• _Information shown_
☆ ☆ ☆ ☆ ☆
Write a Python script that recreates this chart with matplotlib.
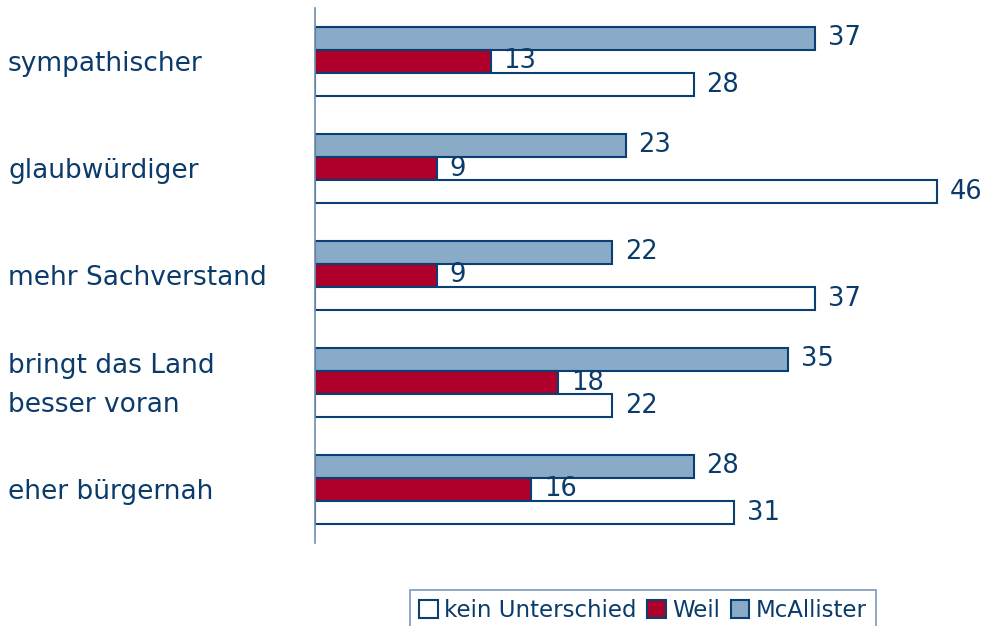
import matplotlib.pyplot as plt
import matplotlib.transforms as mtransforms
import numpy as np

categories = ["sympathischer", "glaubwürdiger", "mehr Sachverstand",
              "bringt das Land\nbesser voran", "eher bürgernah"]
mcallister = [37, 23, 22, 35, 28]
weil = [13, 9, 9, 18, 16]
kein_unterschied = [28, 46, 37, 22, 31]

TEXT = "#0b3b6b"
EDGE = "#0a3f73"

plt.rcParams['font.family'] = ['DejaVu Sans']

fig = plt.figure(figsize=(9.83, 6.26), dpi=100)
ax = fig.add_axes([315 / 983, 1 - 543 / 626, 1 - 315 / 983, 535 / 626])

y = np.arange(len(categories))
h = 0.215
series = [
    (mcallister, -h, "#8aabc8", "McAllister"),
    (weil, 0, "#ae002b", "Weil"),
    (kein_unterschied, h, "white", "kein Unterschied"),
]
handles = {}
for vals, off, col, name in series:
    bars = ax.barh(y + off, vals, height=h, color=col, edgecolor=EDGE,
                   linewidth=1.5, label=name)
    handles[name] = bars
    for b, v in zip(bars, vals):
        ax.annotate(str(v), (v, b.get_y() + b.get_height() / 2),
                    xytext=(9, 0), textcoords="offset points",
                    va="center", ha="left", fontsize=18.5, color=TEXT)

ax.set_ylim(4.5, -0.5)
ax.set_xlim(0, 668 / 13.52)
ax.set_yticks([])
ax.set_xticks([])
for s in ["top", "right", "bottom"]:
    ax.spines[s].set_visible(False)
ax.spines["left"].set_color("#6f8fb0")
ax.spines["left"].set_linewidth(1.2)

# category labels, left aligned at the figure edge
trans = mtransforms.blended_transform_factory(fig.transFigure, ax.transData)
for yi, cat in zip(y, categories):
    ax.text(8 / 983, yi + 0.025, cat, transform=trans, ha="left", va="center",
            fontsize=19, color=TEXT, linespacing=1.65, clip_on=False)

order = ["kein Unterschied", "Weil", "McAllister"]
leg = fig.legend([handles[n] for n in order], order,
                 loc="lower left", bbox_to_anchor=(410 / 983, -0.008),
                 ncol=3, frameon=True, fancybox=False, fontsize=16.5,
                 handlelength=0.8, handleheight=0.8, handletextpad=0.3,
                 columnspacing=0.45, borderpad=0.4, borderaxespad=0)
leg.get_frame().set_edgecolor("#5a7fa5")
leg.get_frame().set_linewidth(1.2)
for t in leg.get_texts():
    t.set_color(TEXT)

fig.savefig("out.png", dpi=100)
☆ ☆ ☆ ☆ ☆
• _Exercise_
Please write out all the data again word for word, but not the pictures.

• _Response to this task_
Write a Python script that recreates this chart with matplotlib.
import matplotlib.pyplot as plt
import matplotlib.transforms as mtransforms
import numpy as np

categories = ["sympathischer", "glaubwürdiger", "mehr Sachverstand",
              "bringt das Land\nbesser voran", "eher bürgernah"]
mcallister = [37, 23, 22, 35, 28]
weil = [13, 9, 9, 18, 16]
kein_unterschied = [28, 46, 37, 22, 31]

TEXT = "#0b3b6b"
EDGE = "#0a3f73"

plt.rcParams['font.family'] = ['DejaVu Sans']

fig = plt.figure(figsize=(9.83, 6.26), dpi=100)
ax = fig.add_axes([315 / 983, 1 - 543 / 626, 1 - 315 / 983, 535 / 626])

y = np.arange(len(categories))
h = 0.215
series = [
    (mcallister, -h, "#8aabc8", "McAllister"),
    (weil, 0, "#ae002b", "Weil"),
    (kein_unterschied, h, "white", "kein Unterschied"),
]
handles = {}
for vals, off, col, name in series:
    bars = ax.barh(y + off, vals, height=h, color=col, edgecolor=EDGE,
                   linewidth=1.5, label=name)
    handles[name] = bars
    for b, v in zip(bars, vals):
        ax.annotate(str(v), (v, b.get_y() + b.get_height() / 2),
                    xytext=(9, 0), textcoords="offset points",
                    va="center", ha="left", fontsize=18.5, color=TEXT)

ax.set_ylim(4.5, -0.5)
ax.set_xlim(0, 668 / 13.52)
ax.set_yticks([])
ax.set_xticks([])
for s in ["top", "right", "bottom"]:
    ax.spines[s].set_visible(False)
ax.spines["left"].set_color("#6f8fb0")
ax.spines["left"].set_linewidth(1.2)

# category labels, left aligned at the figure edge
trans = mtransforms.blended_transform_factory(fig.transFigure, ax.transData)
for yi, cat in zip(y, categories):
    ax.text(8 / 983, yi + 0.025, cat, transform=trans, ha="left", va="center",
            fontsize=19, color=TEXT, linespacing=1.65, clip_on=False)

order = ["kein Unterschied", "Weil", "McAllister"]
leg = fig.legend([handles[n] for n in order], order,
                 loc="lower left", bbox_to_anchor=(410 / 983, -0.008),
                 ncol=3, frameon=True, fancybox=False, fontsize=16.5,
                 handlelength=0.8, handleheight=0.8, handletextpad=0.3,
                 columnspacing=0.45, borderpad=0.4, borderaxespad=0)
leg.get_frame().set_edgecolor("#5a7fa5")
leg.get_frame().set_linewidth(1.2)
for t in leg.get_texts():
    t.set_color(TEXT)

fig.savefig("out.png", dpi=100)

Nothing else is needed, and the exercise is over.